高俅被人五花大绑套进了麻袋里,被人拳打脚踢,疼得嗷嗷叫:“你们是谁!!放开我,卧槽——”
高俅被打得奄奄一息,被人从麻袋里扔出来。
仓库里灯火昏暗,废弃的箱子乱七八糟的堆在一起,摞得高高低低。
那帮人下手又黑又狠,高俅身上火辣辣的疼,眼睛都肿得要睁不开了,更是什么都看不太清。
但他模糊的闻到了一股烟味儿,有人在抽烟。
他费着劲儿,抬头看过去,他看见了一群人,但没多久,他们分开,露出了为首的男人。
男人身高腿长,坐在废弃的箱子上,左手搭在膝上,拈着一支没抽完的烟,右手拿着个手机,垂眸看着。
高俅有点看不清楚,他嗓音沙哑:“你……谁?”
男人没有搭理他,依旧低头看着手机。
高俅站起来,想走,旁边冷不丁有人踢过来一脚,他又摔在了地上。
“给我他妈的老实点!”
……
不知过了多久。
男人关上手机,把烟扔在满是尘土和破石块的地上,站了起来,皮鞋把烟碾灭。
高俅整个人被抓着后脖子从地上拉扯起来,他睁大了眼睛,正对上了男人英俊的脸,和一双阴郁的眼睛。
高俅瞳孔一缩,“……贺……贺澜生??”
“你绑我??”高俅疼得咬紧了牙花子,“高家哪里得罪你了?!”
贺澜生语调散漫,只说了两个字:“夏知。”
高俅瞳孔一缩:“……”
高俅勉强笑了:“你说……你说什么呢……”
贺澜生松开手,膝盖一顶,高俅肚子被重击,重重的摔在了木头箱子上,摔了七荤八素。
“跟顾雪纯谋划的很好啊。你们。”贺澜生蹲在高俅身边,抓起他的头发,阴恻恻的笑了,“真能耐。”
“……”高俅攥紧拳头,猛然给了贺澜生一拳!
贺澜生猝不及防,被打中了。
“他妈的……”高俅擦了一下嘴角的血,还没来及说话,就又被周围的人摁住狠狠揍了一顿。

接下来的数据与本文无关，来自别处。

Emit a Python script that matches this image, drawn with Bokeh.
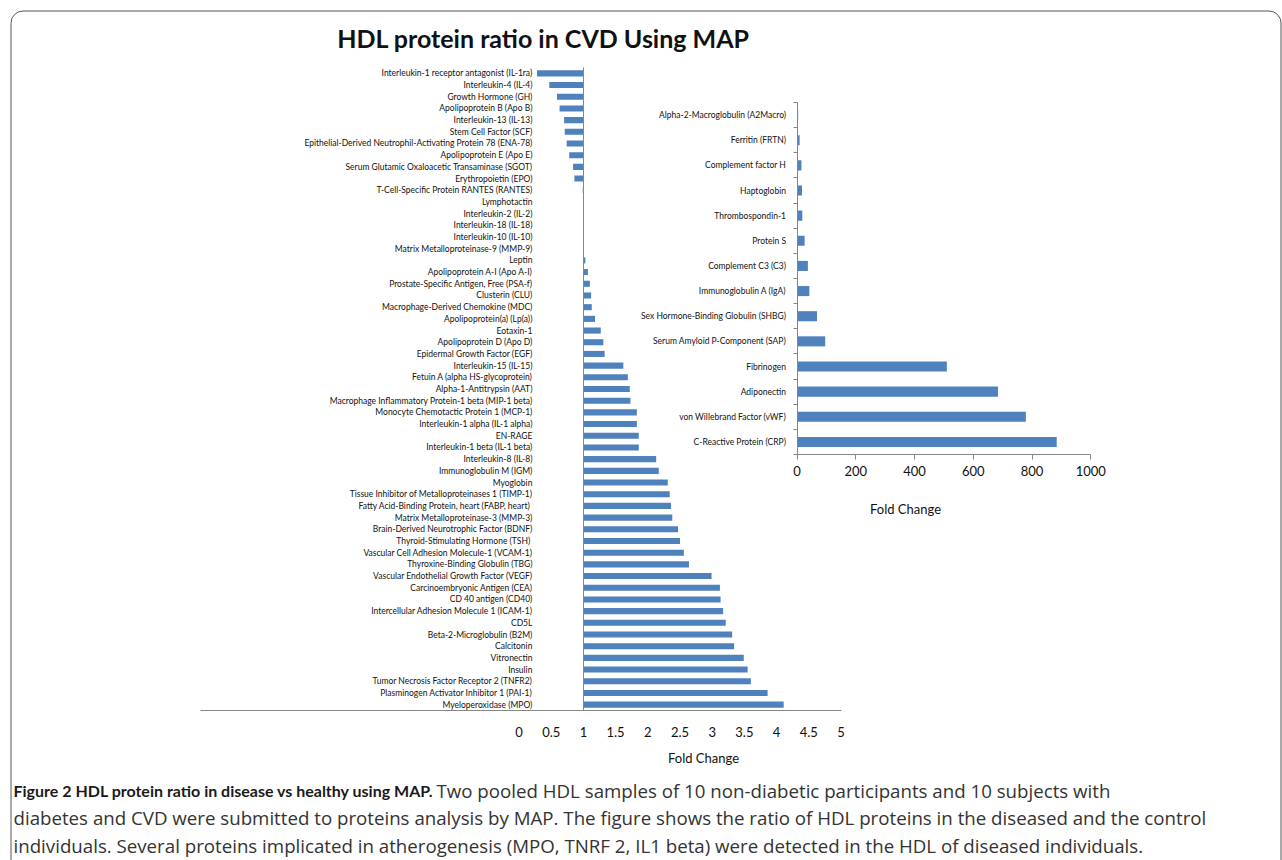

但高俅还是说:“强暴夏知的,除了顾斯闲,还有你吧!”
高俅:“你们的手段真他妈的恶心!!!”
“恶心?”贺澜生笑了一声,把手机扔在了高俅身上,眼神阴郁,“谬赞了,论手段,我可比不过你哥。”
高俅刚想喷回去,一低头看见了手机里,夏知和高颂寒的结婚照。
高俅瞳孔地震:“!!?”
他跟触电似的把手机扔了:“卧槽!!你他妈的p的什么玩意儿!!”
高俅的世界观受到了惊天地泣鬼神的冲击。
“你哥强迫夏知,和他在美国结婚了,怎么,你身为高家人,不会不知道吧。”
高俅呆住了,还没等他从这重磅消息中回过神来,就听贺澜生幽幽笑了一声,嗓音冰凉:“你最好祈祷你哥把夏知交出来。”
“不然,我不介意让你知道什么是真正的强暴。”
他说着,眼神扫过了周围那些摁住他的彪形大汉。